Covered bonds are the main source of funding for fixed rate mortgages in Denmark, and have been used in other countries like Germany, as well.  They function like MBS, but there is not a forward delivery TBA market in them because the bonds are typically issued contemporaneously with the mortgage closing.  They generally require downpayments larger than the norm in the U.S..  In Denmark, these typically run 20 percent, for instance.  Ever since the collapse of the mortgage securitization market some in the industry have promoted covered bonds as an alternative.  The presumption is that large banks would issue the bonds and provide the mortgages that back them.  An article in Housing Wire notes introduction of federal legislation by NJ Republican Rep. Scott Garret designed to provide uniform federal regulation of the bonds in hopes of stimulating more widespread use.  The article says that Democratic Rep. Paul Kanjorski (PA) has signed on as a co-sponsor.

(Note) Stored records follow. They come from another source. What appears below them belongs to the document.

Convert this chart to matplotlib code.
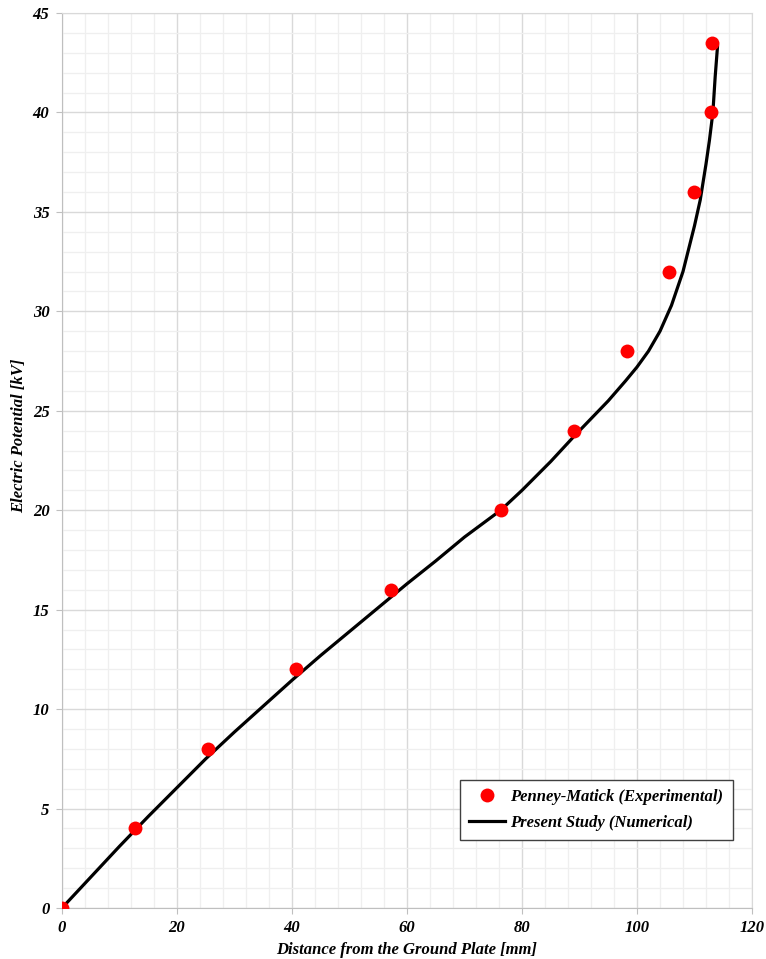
import matplotlib.pyplot as plt
from matplotlib.ticker import MultipleLocator

# experimental points (Penney-Matick)
exp_x = [0, 12.7, 25.4, 40.7, 57.2, 76.3, 89.0, 98.3, 105.6, 110.0, 112.9, 113.1]
exp_y = [0, 4, 8, 12, 16, 20, 24, 28, 32, 36, 40, 43.5]

# numerical curve
num_x = [0, 5, 10, 15, 20, 25, 30, 35, 40, 45, 50, 55, 60, 65, 70, 76.3, 80, 85,
         89, 92, 95, 98, 100, 102, 104, 106, 108, 110, 111, 112, 112.6, 113.2,
         113.6, 114.0]
num_y = [0, 1.55, 3.1, 4.6, 6.05, 7.5, 8.85, 10.15, 11.45, 12.7, 13.9, 15.1, 16.3,
         17.45, 18.65, 20.0, 21.0, 22.45, 23.7, 24.6, 25.5, 26.5, 27.2, 28.0, 29.0,
         30.3, 32.0, 34.3, 35.6, 37.4, 38.6, 40.0, 41.8, 43.3]

font = {'family': 'Liberation Serif', 'weight': 'bold', 'style': 'italic'}
fs = 12

fig = plt.figure(figsize=(7.66, 9.59), dpi=100)
ax = fig.add_axes([0.0809, 0.0532, 0.9008, 0.9332])

ax.plot(num_x, num_y, color='black', lw=2.3, zorder=3, label='Present Study (Numerical)')
ax.plot(exp_x, exp_y, 'o', color='#ff0000', ms=10, mec='none', zorder=4,
        label='Penney-Matick (Experimental)')

ax.set_xlim(0, 120)
ax.set_ylim(0, 45)
ax.xaxis.set_major_locator(MultipleLocator(20))
ax.xaxis.set_minor_locator(MultipleLocator(4))
ax.yaxis.set_major_locator(MultipleLocator(5))
ax.yaxis.set_minor_locator(MultipleLocator(1))
ax.grid(which='major', color='#d9d9d9', lw=1.0)
ax.grid(which='minor', color='#efefef', lw=0.9)
ax.set_axisbelow(True)
for s in ax.spines.values():
    s.set_color('#d9d9d9')
ax.spines['left'].set_color('#bfbfbf')
ax.spines['bottom'].set_color('#bfbfbf')
ax.tick_params(which='major', length=4, color='#bfbfbf', pad=5)
ax.tick_params(which='minor', length=0)
for lab in ax.get_xticklabels() + ax.get_yticklabels():
    lab.set_fontproperties(font)
    lab.set_fontsize(fs)

ax.set_xlabel('Distance from the Ground Plate [mm]', fontdict=font, fontsize=fs)
ax.set_ylabel('Electric Potential [kV]', fontdict=font, fontsize=fs)
ax.xaxis.set_label_coords(0.5, -0.038)
ax.yaxis.set_label_coords(-0.05, 0.528)

h, l = ax.get_legend_handles_labels()
leg = ax.legend(h[::-1], l[::-1], loc='lower right', bbox_to_anchor=(0.972, 0.076),
                borderaxespad=0, prop={**font, 'size': fs}, fancybox=False,
                edgecolor='#404040', framealpha=1, handlelength=2.2,
                handletextpad=0.3, borderpad=0.55, labelspacing=0.6)
leg.get_frame().set_linewidth(1.0)

plt.savefig('out.png', dpi=100)
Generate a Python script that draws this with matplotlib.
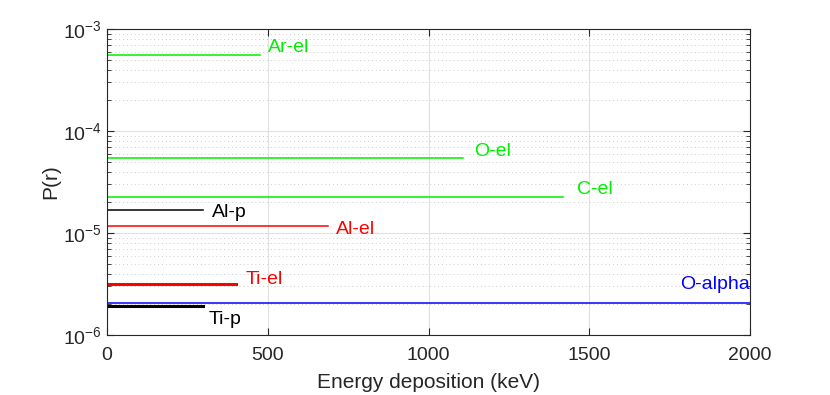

Others who have looked at the covered bond structure have cautioned that while it could be part of a future mortgage system, given the scale of the American mortgage market and consumers’ expectations for forward rate locks and lower downpayments they are not likely to absorb a very large share of the market.

Old-fashioned, pre-mania style securitization remains the predominant form of mortgage lending today.  As much as 90 percent of all loans being originated today are destined for securities guaranteed either by Ginnie Mae, Fannie Mae or Freddie Mac.